Funny how one day can begin with screaming on the bottom floor of a Parisian metro because you’re lost and end by giving cheek kisses to an Italian man who drew your portrait in the courtyard of the Notre Dame. While I prefer life to be comprised solely of moments like the latter, the former make the day so much sweeter in the end.
It’s as though Versailles doesn’t want us. Even when we start get out of the house at a reasonable time, we can’t get to where we need to be. For some reason, Google Maps took me on the wildest of goose chases and sent both me and Lisa down into the bowels of hell to take a high-speed train to our destination. Only we weren’t on the right train. We were on the train that would take us to a place where the palace would still be 30 minutes away by foot. I hate being lost. And with no signal 100 miles below the surface of the earth, I’m dragging Lisa around the metro hallways like a person on the brink of insanity.
In the end we decide to go to the Louvre instead. I say that as if the Louvre is some sort of consolation prize. It isn’t. It’s a blue ribbon at the state fair. After finally hissy-fittin’ my way to the pyramid, we went down an escalator and into the sort of world you only see in movies. Despite the early hour, the place was already packed with more people than I have ever met in my life. I’m talking thousands upon thousands of human beings from every walk of life, every country, every age. If I hadn’t felt so claustrophobic, it would have been incredible.
Instead of heading off to the Mona Lisa like everyone else, Lisa and I drew up our battle plan because there was just no way we could cover the whole museum in a day. French and Italian paintings and sculptures. No fuss, no muss, no coconuts. The Louvre is massive and I couldn’t help but notice that it’s more than a little hard to imagine people once living there. Each piece that is on display is perfect and beautiful and makes me feel so insignificant. I mean, I’m not jealous or anything, just awestruck and grateful for the moment to be there.
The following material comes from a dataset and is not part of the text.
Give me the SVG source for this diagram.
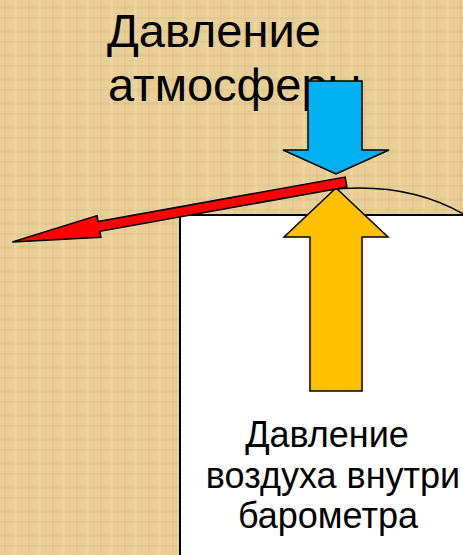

We wandered through the French halls with the appropriate oohing and aahing, though I was consistently terrified by the baby Jesuses and their tiny, Danny DeVito faces (not a sacrilegious statement as artists once depicted Jesus as a grown adult in a baby’s body because of his holiness. Boom, art fact). Being from the deep South and having some familiarity with religious iconography, I was absolutely floored by the amount of paintings and sculptures and pieces of jewelry there were depicting Mary with the infant Jesus and the Crucifixion. Like, wow.
Bumping (read as: throwing) arms and elbows, we make our way through the galleries and finally to the Mona Lisa. Well, we tried. The whole of the room was stuffed to the gills with people trying to grab a selfie (I’m not going to judge). One guy had a selfie stick out (again, not going to judge as we have one, too) and when one of the room attendant’s told him to stow it, he got sassy and was escorted from the room. It was all too much for me and Lisa, so we decided to grab a postcard of that famous smile and selfie with that later.
Once we were all-Louvred out, it was nap time (like I said, old lady here). I’m proud of us for getting back up and walking to a bookstore for coffee. Only we didn’t get there either. When we were looking at the Notre Dame I was interrupted by one of those street artists who wanted to sketch my picture. He was a charming Italian. We flirted and laughed while his helper and another artist threw in their comments, drawing big laughs from the other people who work that area. People watched. An elderly woman took my photo as I sat getting a sunburn at 8 in the evening. While there were some funny moments in which I got to stretch out my French, the end of this story is me getting a proper Italian goodbye (a kiss on each cheek) and scoring a number. I decided not to call him. Instead, I had dinner, bought a great new book, went home, and worked. Because I’m allowed to do that. I am smart, beautiful, and driven. I’m in Paris. I can do whatever I want and be proud of who I am.